There is no ready-made indicator for societal resilience, and it does not appear for example in global surveys of political attitudes and views. Thus it has to be judged indirectly by using other indicators. However, resilience is a wide concept and cannot be measured by a single indicator and is not amenable to merely quantitative appraisals. Subjective and qualitative measures are inevitably needed. The indicators designed for the dashboard should not be too complicated nor internally inconsistent. They should, however, be reliable and preferably internationally comparable. This is why we have used the existing corpus of V-Dem, as they are engaged in a systematic and historically comprehensive research on democratic development in various countries, based on diverse data.
Research suggests that societal resilience is on a higher level when the fundamental needs of the citizens are sufficiently satisfied, inequality of wealth is not stark, trust in public government is relatively high and participation in decision-making and societal development is possible. Thus from the material provided by V-Dem we have chosen access to common goods, distribution of power, and polarization.
A just ecological transition requires participatory political processes and equal possibilities to take part in them. If a certain group in society has more power, for example due to excessive wealth, decision-making may appear to be swift and effective.
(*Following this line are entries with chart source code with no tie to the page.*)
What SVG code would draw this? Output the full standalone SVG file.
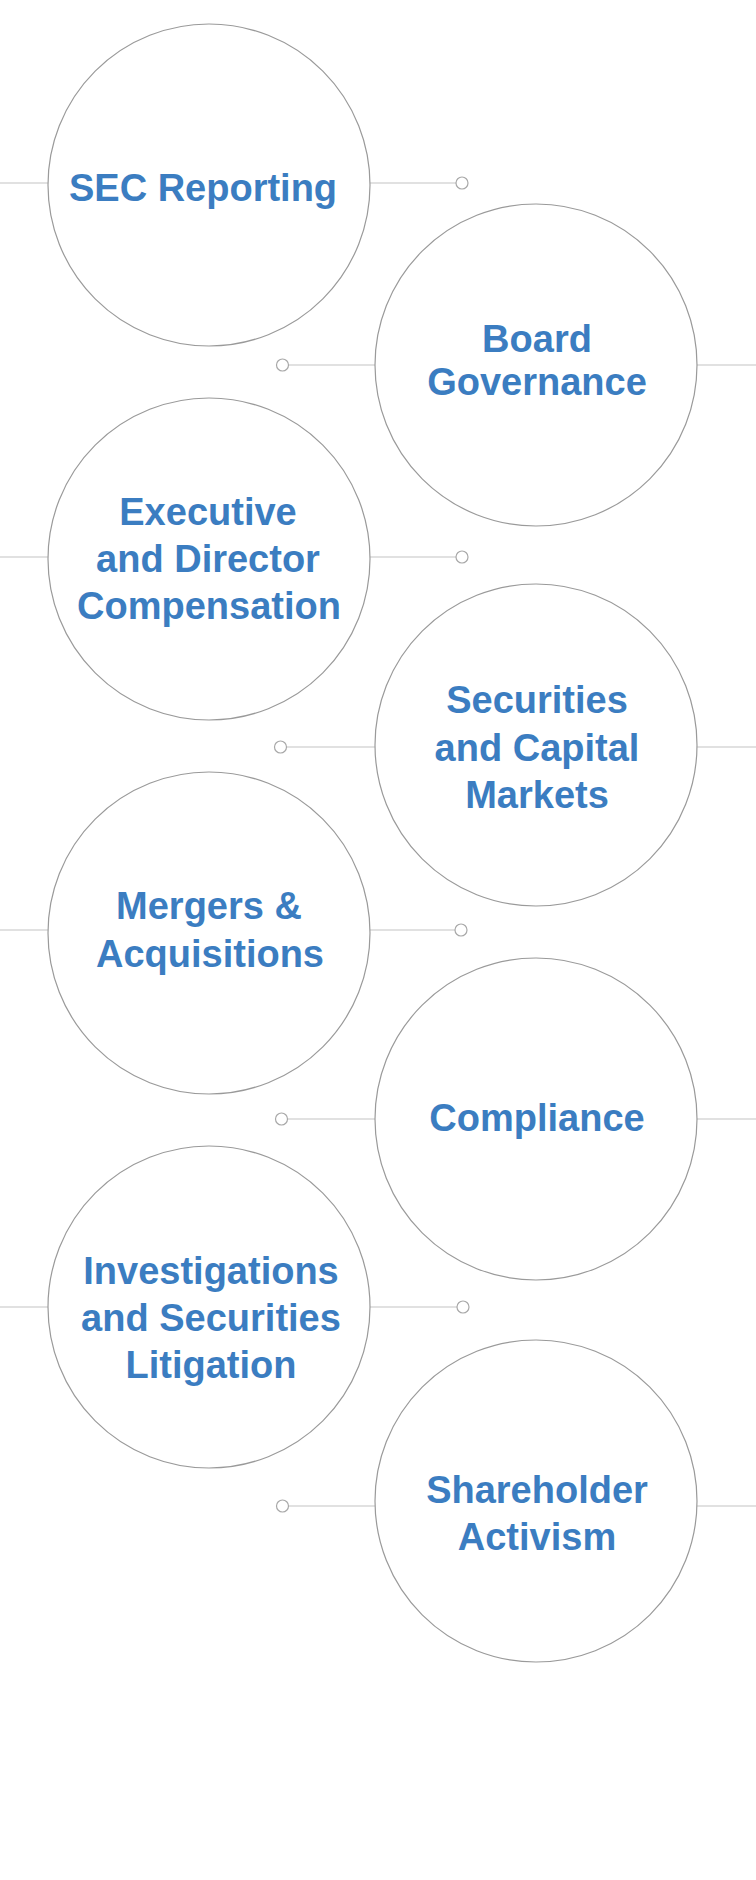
<svg xmlns="http://www.w3.org/2000/svg" width="756" height="1880" viewBox="0 0 756 1880">
<style>
.bg{fill:#ffffff}
.conn line{stroke:#c4c4c4;stroke-width:1.2}
.dot{fill:#ffffff;stroke:#a8a8a8;stroke-width:1.2}
.node circle{fill:#ffffff;stroke:#9a9a9a;stroke-width:1.2}
.node text{font-family:"Liberation Sans",Arial,Helvetica,sans-serif;font-weight:bold;font-size:38px;fill:#3b7dc1;text-anchor:middle}
</style>
<rect class="bg" x="0" y="0" width="756" height="1880"/>
<g id="connectors" class="conn">
  <line x1="0" y1="183" x2="48" y2="183"/>
  <line x1="370" y1="183" x2="456" y2="183"/>
  <circle class="dot" cx="462" cy="183" r="6"/>

  <line x1="288.5" y1="365" x2="375" y2="365"/>
  <line x1="697" y1="365" x2="756" y2="365"/>
  <circle class="dot" cx="282.5" cy="365" r="6"/>

  <line x1="0" y1="557" x2="48" y2="557"/>
  <line x1="370" y1="557" x2="456" y2="557"/>
  <circle class="dot" cx="462" cy="557" r="6"/>

  <line x1="286.5" y1="747" x2="375" y2="747"/>
  <line x1="697" y1="747" x2="756" y2="747"/>
  <circle class="dot" cx="280.5" cy="747" r="6"/>

  <line x1="0" y1="930" x2="48" y2="930"/>
  <line x1="370" y1="930" x2="455" y2="930"/>
  <circle class="dot" cx="461" cy="930" r="6"/>

  <line x1="287.5" y1="1119" x2="375" y2="1119"/>
  <line x1="697" y1="1119" x2="756" y2="1119"/>
  <circle class="dot" cx="281.5" cy="1119" r="6"/>

  <line x1="0" y1="1307" x2="48" y2="1307"/>
  <line x1="370" y1="1307" x2="457" y2="1307"/>
  <circle class="dot" cx="463" cy="1307" r="6"/>

  <line x1="288.5" y1="1506" x2="375" y2="1506"/>
  <line x1="697" y1="1506" x2="756" y2="1506"/>
  <circle class="dot" cx="282.5" cy="1506" r="6"/>
</g>
<g id="node-sec-reporting" class="node">
  <circle cx="209" cy="185" r="161"/>
  <text x="203" y="201">SEC Reporting</text>
</g>
<g id="node-board-governance" class="node">
  <circle cx="536" cy="365" r="161"/>
  <text x="537" y="352">Board</text>
  <text x="537" y="395">Governance</text>
</g>
<g id="node-exec-comp" class="node">
  <circle cx="209" cy="559" r="161"/>
  <text x="208" y="525">Executive</text>
  <text x="208" y="572">and Director</text>
  <text x="209" y="619">Compensation</text>
</g>
<g id="node-securities" class="node">
  <circle cx="536" cy="745" r="161"/>
  <text x="537" y="713">Securities</text>
  <text x="537" y="761">and Capital</text>
  <text x="537" y="808">Markets</text>
</g>
<g id="node-mergers" class="node">
  <circle cx="209" cy="933" r="161"/>
  <text x="209" y="919">Mergers &amp;</text>
  <text x="210" y="967">Acquisitions</text>
</g>
<g id="node-compliance" class="node">
  <circle cx="536" cy="1119" r="161"/>
  <text x="537" y="1131">Compliance</text>
</g>
<g id="node-investigations" class="node">
  <circle cx="209" cy="1307" r="161"/>
  <text x="211" y="1284">Investigations</text>
  <text x="211" y="1331">and Securities</text>
  <text x="211" y="1378">Litigation</text>
</g>
<g id="node-shareholder" class="node">
  <circle cx="536" cy="1501" r="161"/>
  <text x="537" y="1503">Shareholder</text>
  <text x="537" y="1550">Activism</text>
</g>
</svg>
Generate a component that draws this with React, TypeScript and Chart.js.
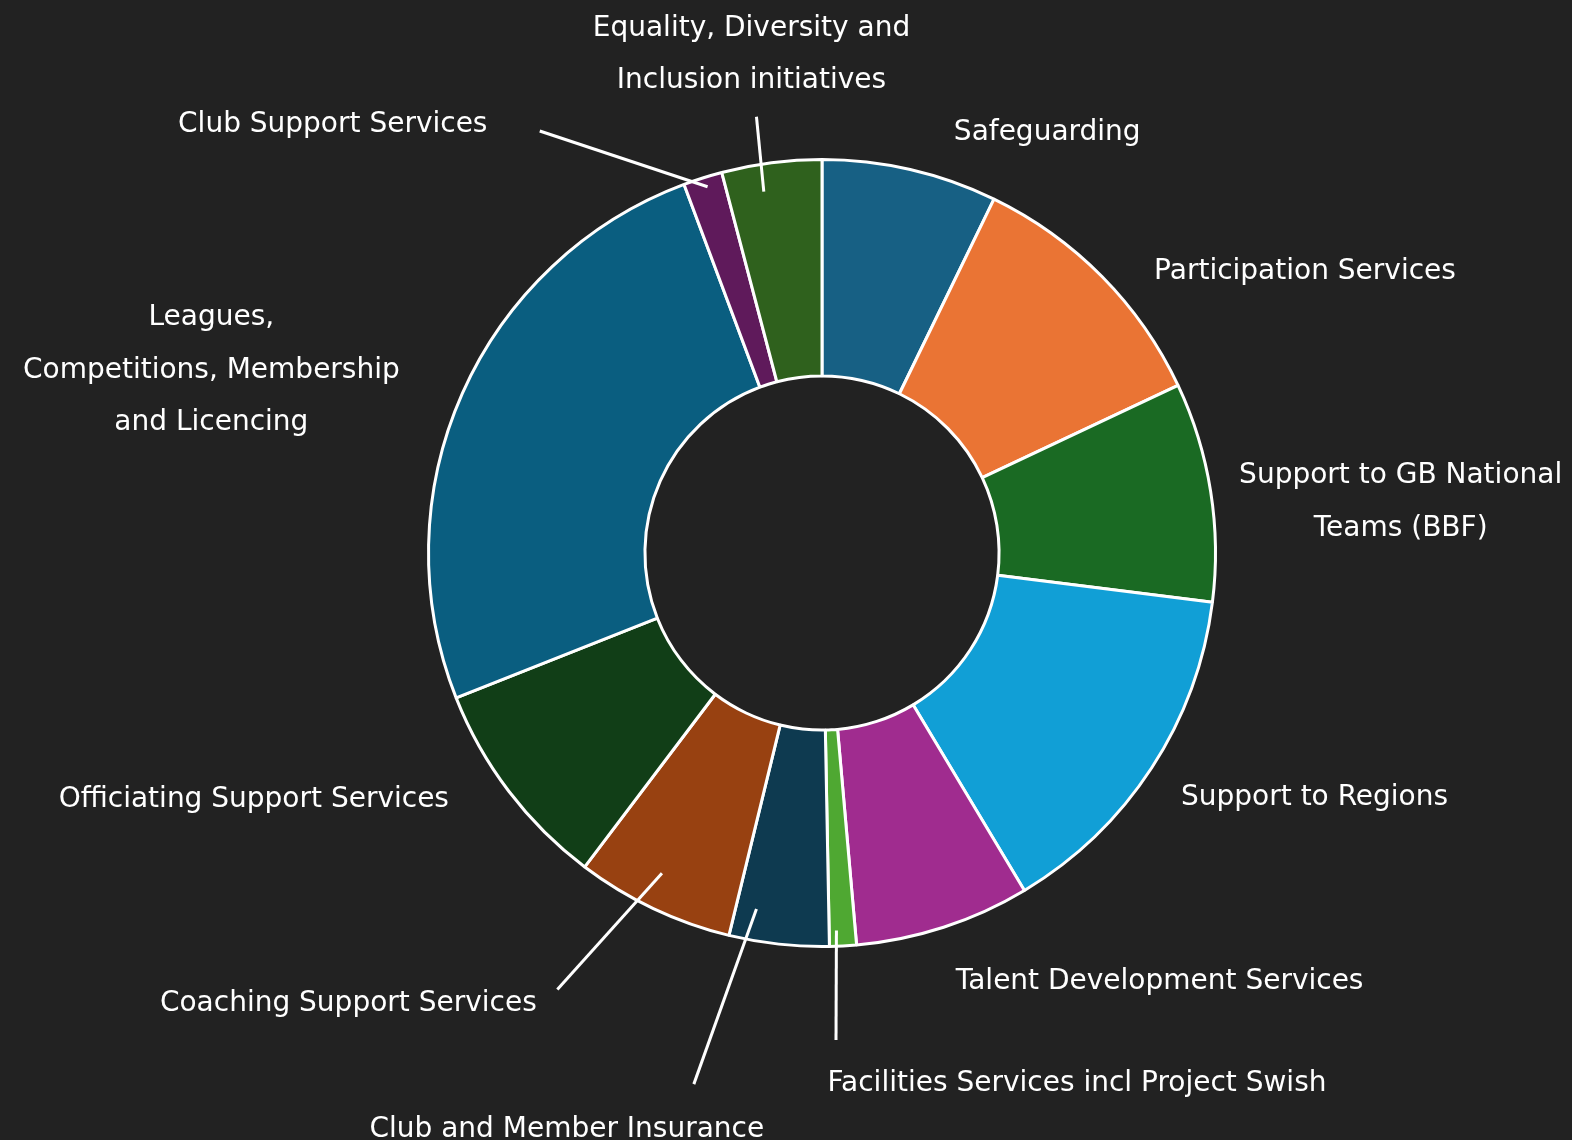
import React, { useEffect, useRef } from "react";
import { Chart, registerables } from "chart.js";

Chart.register(...registerables);

const categories: string[][] = [
  ["Safeguarding"],
  ["Participation Services"],
  ["Support to GB National", "Teams (BBF)"],
  ["Support to Regions"],
  ["Talent Development Services"],
  ["Facilities Services incl Project Swish"],
  ["Club and Member Insurance"],
  ["Coaching Support Services"],
  ["Officiating Support Services"],
  ["Leagues,", "Competitions, Membership", "and Licencing"],
  ["Club Support Services"],
  ["Equality, Diversity and", "Inclusion initiatives"],
];

const shares: number[] = [7.2, 10.8, 9.0, 14.4, 7.2, 1.1, 4.1, 6.5, 8.7, 25.3, 1.6, 4.1];

const sliceColors: string[] = [
  "#176084", "#ea7434", "#1a6a23", "#119fd6", "#a02c8f", "#4fa832",
  "#0e3a50", "#984111", "#113e17", "#0a5e80", "#5f1a5b", "#2f611d",
];

// label block centre offset from the slice's outer mid-point (layout only)
const labelOffsets: [number, number][] = [
  [137, -37], [203, -5], [190, 11], [163, 30], [216, 54], [234, 138],
  [-212, 186], [-305, 95], [-255, 8], [-251, -23], [-370, -53], [-20, -108],
];

// leader lines: [slice index, angle fraction in slice, radius fraction, end dx, end dy]
const leaders: [number, number, number, number, number][] = [
  [5, 0.72, 0.96, -7, 94],
  [6, 0.78, 0.92, -85, 140],
  [7, 0.55, 0.91, -96, 81],
  [10, 0.55, 0.975, -163, -47],
  [11, 0.38, 0.93, -15, -46],
];

const FONT = '28px "DejaVu Sans"';
const LINE_H = 52.5;

const labelPlugin = {
  id: "outerLabels",
  afterDatasetsDraw(chart: any) {
    const ctx = chart.ctx;
    const meta = chart.getDatasetMeta(0);
    ctx.save();
    ctx.strokeStyle = "#ffffff";
    ctx.lineWidth = 3;
    ctx.lineCap = "butt";
    leaders.forEach(([i, af, rf, ex, ey]) => {
      const arc = meta.data[i];
      const p = arc.getProps(["x", "y", "startAngle", "endAngle", "outerRadius"], true);
      const mid = (p.startAngle + p.endAngle) / 2;
      const ax = p.x + Math.cos(mid) * p.outerRadius;
      const ay = p.y + Math.sin(mid) * p.outerRadius;
      const a = p.startAngle + (p.endAngle - p.startAngle) * af;
      const sx = p.x + Math.cos(a) * p.outerRadius * rf;
      const sy = p.y + Math.sin(a) * p.outerRadius * rf;
      ctx.beginPath();
      ctx.moveTo(sx, sy);
      ctx.lineTo(ax + ex, ay + ey);
      ctx.stroke();
    });
    ctx.fillStyle = "#ffffff";
    ctx.font = FONT;
    ctx.textAlign = "center";
    ctx.textBaseline = "middle";
    meta.data.forEach((arc: any, i: number) => {
      const p = arc.getProps(["x", "y", "startAngle", "endAngle", "outerRadius"], true);
      const mid = (p.startAngle + p.endAngle) / 2;
      const ax = p.x + Math.cos(mid) * p.outerRadius;
      const ay = p.y + Math.sin(mid) * p.outerRadius;
      const [dx, dy] = labelOffsets[i];
      const lines = categories[i];
      const cx = ax + dx;
      const top = ay + dy - ((lines.length - 1) * LINE_H) / 2;
      lines.forEach((t, k) => ctx.fillText(t, cx, top + k * LINE_H));
    });
    ctx.restore();
  },
};

export default function App() {
  const ref = useRef<HTMLCanvasElement | null>(null);
  useEffect(() => {
    document.body.style.margin = "0";
    document.body.style.background = "#222222";
    const canvas = ref.current;
    if (!canvas) return;
    const chart = new Chart(canvas, {
      type: "doughnut",
      data: {
        labels: categories.map((c) => c.join(" ")),
        datasets: [
          {
            data: shares,
            backgroundColor: sliceColors,
            borderColor: "#ffffff",
            borderWidth: 3,
            hoverBorderWidth: 3,
          },
        ],
      },
      options: {
        responsive: false,
        animation: false,
        devicePixelRatio: 1,
        cutout: "45%",
        layout: { padding: { left: 402, right: 330, top: 158, bottom: 192 } },
        plugins: {
          legend: { display: false },
          tooltip: { enabled: false },
        },
      },
      plugins: [labelPlugin],
    });
    return () => chart.destroy();
  }, []);
  return (
    <div style={{ width: 1572, height: 1140, background: "#222222" }}>
      <canvas ref={ref} width={1572} height={1140} style={{ display: "block" }} />
    </div>
  );
}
Disparity in political influence can however create experiences of inequality and exclusion, thus adding to the risk of polarization, extremism and, at worst, social conflicts.
It is hard to find exact metrics of participation in decision-making or distribution of power. Under consideration for potential dimensions of the indicator were public trust in decision-making and central institutions, but for example in Finland yearly data on these is not published, making constant monitoring difficult. Most global indicators, like Human Development Index, on the other hand operate on too generic a level. The Gini coefficient describes only differences of income, which is insufficient for appraising societal development.
The indicators of V-Dem strive also primarily to describe the state of democracy, but the concept is understood broadly and multidimensionally. The notion of democracy includes very detailed indicators of social inequality and stability. The V-Dem data is based not only on official statistics but also on assessments of expert panels, making knowledge gathering on more qualitative indicators possible. V-Dem data is accessible openly and is based on a transparent academically developed methodology.
The indicators that have been chosen as components of societal resilience are all based on assessments of expert panels. Regarding access to common goods, the question was: “Are basic public services, such as order and security, primary education, clean water, and healthcare, distributed equally across social groups?” (0: Extreme; 4: Equal). In 2019, the Finnish value was 3.66. Regarding distribution of power, the question was: “When important policy changes are being considered, how wide and how independent are public deliberations?” (0: Public deliberation is never, or almost never allowed; 5: Large numbers of non-elite groups as well as ordinary people tend to discuss major policies among themselves, in the media, in associations or neighborhoods, or in the streets.) In 2019, the Finnish value was 4.36. Regarding polarization, the question was: “How would you characterize the differences of opinions on major political issues in this society?” (0: Serious polarization; 4: No polarization) In 2019, the Finnish value was 2.79.